Can the above N-to-S scenario happen with DNAT?

A DNAT rule is NSX is designed to NAT the destination of traffic as it ingresses a T0/T1 SR; it’s functionally the logical opposite of a SNAT rule. A fundamental difference in building SNAT and DNAT rules in NSX is that DNAT requires the configuration of a destination IP address in its ‘Match‘ Criteria. In short, you’re required to enter both the IP address that the outside world will use to access a VM (this would be the DNAT address hosted by the T0/T1) as well as the IP address of the actual destination (the ‘Translated‘ address).

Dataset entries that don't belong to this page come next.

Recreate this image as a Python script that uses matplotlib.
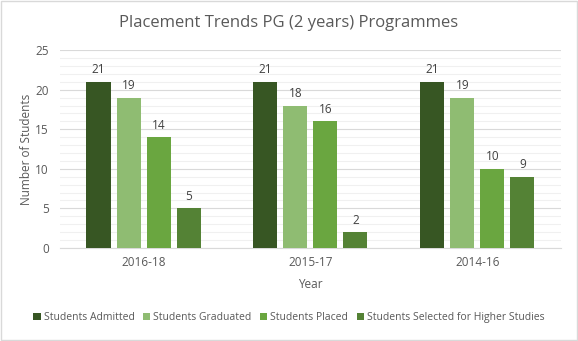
import numpy as np
import matplotlib.pyplot as plt
from matplotlib.ticker import MultipleLocator

years = ["2016-18", "2015-17", "2014-16"]
admitted = [21, 21, 21]
graduated = [19, 18, 19]
placed = [14, 16, 10]
higher = [5, 2, 9]

series = [
    ("Students Admitted", admitted, "#375623"),
    ("Students Graduated", graduated, "#8fbc72"),
    ("Students Placed", placed, "#6aa640"),
    ("Students Selected for Higher Studies", higher, "#548235"),
]

plt.rcParams["font.family"] = ["Open Sans", "DejaVu Sans"]

fig = plt.figure(figsize=(5.78, 3.41), dpi=100)
ax = fig.add_axes([0.104, 0.273, 0.866, 0.580])

x = np.arange(len(years))
w = 0.144
step = 0.18
for i, (name, vals, col) in enumerate(series):
    pos = x + (i - 1.5) * step
    bars = ax.bar(pos, vals, w, color=col, label=name, zorder=3)
    for b, v in zip(bars, vals):
        ax.text(b.get_x() + b.get_width() / 2, v + 0.7, str(v), ha="center", va="bottom",
                fontsize=8.5, color="#404040")

ax.set_xlim(-0.5, 2.5)
ax.set_ylim(0, 25)
ax.yaxis.set_major_locator(MultipleLocator(5))
ax.yaxis.set_minor_locator(MultipleLocator(1))
ax.grid(axis="y", which="major", color="#d9d9d9", lw=0.8, zorder=0)
ax.grid(axis="y", which="minor", color="#f0f0f0", lw=0.8, zorder=0)
for s in ["top", "right", "left"]:
    ax.spines[s].set_visible(False)
ax.spines["bottom"].set_color("#d9d9d9")
ax.tick_params(axis="both", which="both", length=0, labelsize=8.5, colors="#595959")
ax.tick_params(axis="x", pad=6)
ax.tick_params(axis="y", pad=8)
ax.set_xticks(x)
ax.set_xticklabels(years)
ax.set_xlabel("Year", fontsize=8.5, color="#595959", labelpad=6)
ax.set_ylabel("Number of Students", fontsize=8.5, color="#595959", labelpad=2)
fig.suptitle("Placement Trends PG (2 years) Programmes", y=0.955, fontsize=12, color="#595959")

fig.legend(loc="center", bbox_to_anchor=(0.5, 0.068), ncol=4, frameon=False, fontsize=7.5,
           handlelength=0.7, handleheight=0.7, handletextpad=0.3, columnspacing=0.8,
           labelcolor="#595959")

fig.patches.append(plt.Rectangle((0.001, 0.002), 0.997, 0.995, transform=fig.transFigure,
                                 fill=False, edgecolor="#d9d9d9", lw=1))
fig.savefig("out.png", dpi=100)
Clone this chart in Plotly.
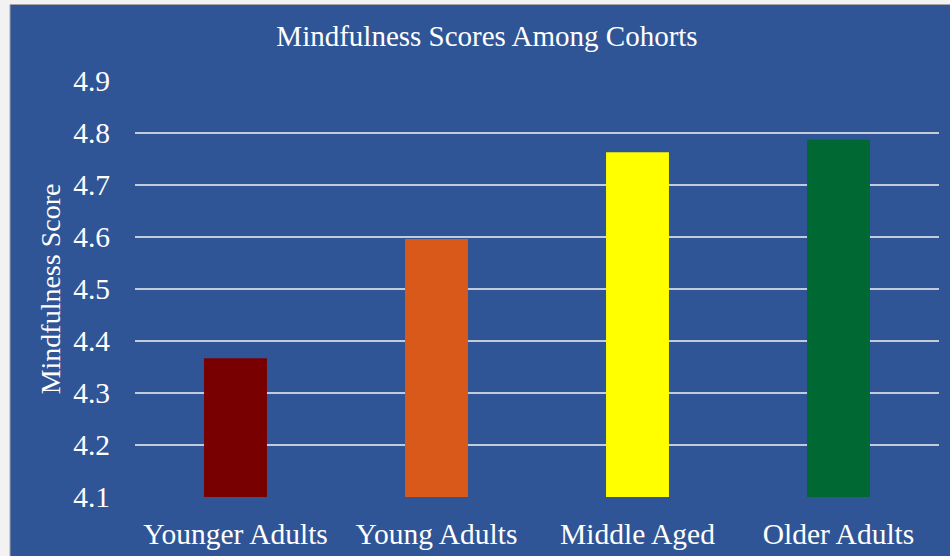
import plotly.graph_objects as go

categories = ["Younger Adults", "Young Adults", "Middle Aged", "Older Adults"]
scores = [4.367, 4.596, 4.763, 4.787]
bar_colors = ["#780000", "#D9591A", "#FFFF00", "#006832"]
y_ticks = [4.1, 4.2, 4.3, 4.4, 4.5, 4.6, 4.7, 4.8, 4.9]

BLUE = "#2F5597"
FONT = "Liberation Serif, Times New Roman, serif"

W, H = 950, 556
L, R, T, B = 135, 11, 81, 59
pw = W - L - R
ph = H - T - B

fig = go.Figure(go.Bar(
    x=categories, y=[s - 4.1 for s in scores], base=4.1,
    marker=dict(color=bar_colors, line=dict(width=0)),
    hoverinfo="skip",
))

def px2x(p):
    return (p - L) / pw

def py2y(p):
    return (H - B - p) / ph

fig.add_shape(type="rect", xref="paper", yref="paper",
              x0=px2x(10), x1=px2x(960), y0=py2y(566), y1=py2y(4.5),
              fillcolor=BLUE, line=dict(color="#A6A6A6", width=1), layer="below")

fig.update_layout(
    width=W, height=H,
    margin=dict(l=L, r=R, t=T, b=B, autoexpand=False),
    paper_bgcolor="#F2F2F2",
    plot_bgcolor="rgba(0,0,0,0)",
    font=dict(family=FONT, color="white", size=28),
    bargap=0.687,
    showlegend=False,
    title=dict(text="Mindfulness Scores Among Cohorts", x=487 / W, xanchor="center",
               y=1 - 36 / H, yanchor="middle", yref="container",
               font=dict(family=FONT, size=29, color="white")),
)
fig.update_xaxes(showgrid=False, showline=False, zeroline=False, ticks="", automargin=False,
                 ticklabelstandoff=16, tickfont=dict(size=29.5, family=FONT, color="white"))
fig.update_yaxes(range=[4.1, 4.9], tickvals=y_ticks, ticktext=[f"{v:.1f}" for v in y_ticks],
                 showgrid=True, gridcolor="#C3CADA", gridwidth=1.5, zeroline=False,
                 showline=False, ticks="", ticklabelstandoff=24, automargin=False,
                 tickfont=dict(size=29.5, family=FONT, color="white"),
                 title=dict(text="Mindfulness Score", standoff=4,
                            font=dict(size=28, family=FONT, color="white")))

fig.write_html("out.html")
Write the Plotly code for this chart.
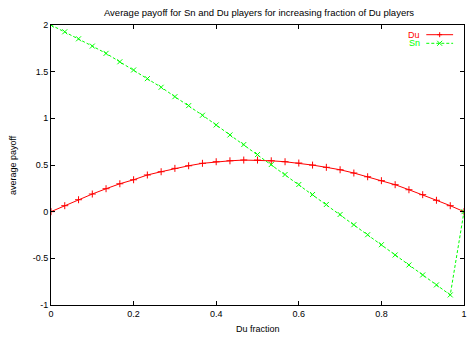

As a DNAT rule requires such specificity, the phenomenon we’ve described above with SNAT rules and reply traffic is unlikely to occur. That is, reply traffic that ingresses a T0/T1 N-to-S can’t inadvertently match a DNAT rule, as this would require the original initiating traffic to be have a source address of the DNAT IP; barring some type of unusual configuration, this shouldn’t be possible.

Next time…

Well, this post ultimately sums up our exploration into how stateful firewalls and stateful NAT rules interact in NSX. In the near future, we’ll be further exploring NAT and its configurations. Hope to see you then!